Wet Sanding vs. Dry Sanding: When to Choose

When deciding between wet sanding and dry sanding, it's important to consider your specific goals and the material surfaces involved.

Wet Sanding is the go-to option when you aim for a very smooth and polished finish, particularly on delicate surfaces and intricate work. It is perfect for tasks that require meticulous dust control and when you want to minimize the risk of surface damage. But note that wet sanding is more suited for projects where you can allocate time and effort to manage water and clean up the resulting slurry.

Wet Sanding is recommended for achieving a smooth and polished finish on the following materials:

  • Automotive
  • Wooden furniture
  • Metal
  • Tiles

On the other hand, dry Sanding is the preferred choice when efficiency and versatility are key.

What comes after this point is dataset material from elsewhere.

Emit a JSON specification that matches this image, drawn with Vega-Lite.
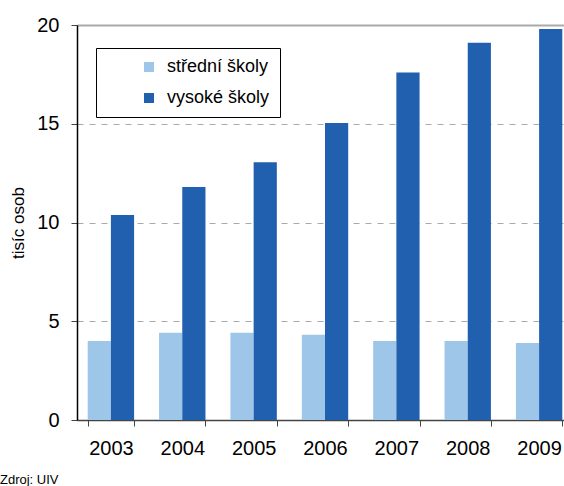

This method offers faster material removal and excels in various applications. It is well-suited for situations where you have proper dust control measures in place, such as using a power sand with a vacuum attachment and working in a well-ventilated area. Dry sanding is the way to go when you require clear progress visibility and are capable of handling the generated dust.

Opt for dry sanding when you want to sand the following materials:

  • Drywall
  • Bare wood
  • Other rough materials and surfaces

However, the choice between wet sanding and dry sanding for a particular material is not always fixed. It is important to consider the specific characteristics of the material, such as its hardness and surface texture. Additionally, factors like the desired level of finish, the presence of existing coatings, and personal preference can also influence the choice.

Many people find that a combination of dry sanding followed by wet sanding produces excellent results. By carefully considering these factors, you can determine the most suitable sanding method for the material at your hand.

FAQs about Wet Sanding & Dry Sanding

Q1: Can wet sanding be done with power tools?

A: No, wet sanding is typically performed by hand because power tools are not commonly designed for wet sanding applications.

Q2: Does dry sanding create more dust than wet sanding?

A: Yes, dry sanding generates more airborne dust compared to wet sanding. It is important to take proper measures such as wearing a mask and using a power sander with dust collection.

Q3: Is there a way to dry sand a drywall without producing dust?

A: Yes, there are methods to minimize dust production during dry sanding. For a detailed guide, you can check out the guide on how to sand drywall without dust.

Q4: Does wet sanding require more skill compared to dry sanding?

A: Yes, wet sanding requires a certain level of skill and technique to maintain the right pressure, avoid over-sanding, and manage water and slurry effectively.

Q5: Can I switch between wet sanding and dry sanding during a project?

A: Yes, it's possible to switch between wet sanding and dry sanding techniques within a project, depending on the specific requirements of each stage. Just ensure that you adjust your tools and materials accordingly.

Q6: Are there any safety precautions to consider?

A: Both wet sanding and dry sanding require the use of appropriate personal protective equipment (PPE), such as safety glasses, masks, and gloves, to protect yourself from potential health hazards.

Q7: Can I use regular sandpaper for wet sanding?

A: No. You should use a special water-proof sandpaper that’s exclusively for wet sanding, such as wet sandpaper, and wet-dry sandpaper. Never use dry sandpaper for wet sanding.

Last Words

Choosing between wet sanding and dry sanding ultimately depends on the nature of your project, the desired outcome, and personal preference. Wet sanding excels in achieving a smooth finish on surfaces like automotive paint, while dry sanding is effective for initial paint removal. By understanding the strengths of each method and applying them correctly, you can elevate your sanding skills and achieve flawless results in your projects. So go ahead, grab your sandpaper, and let your creativity shine!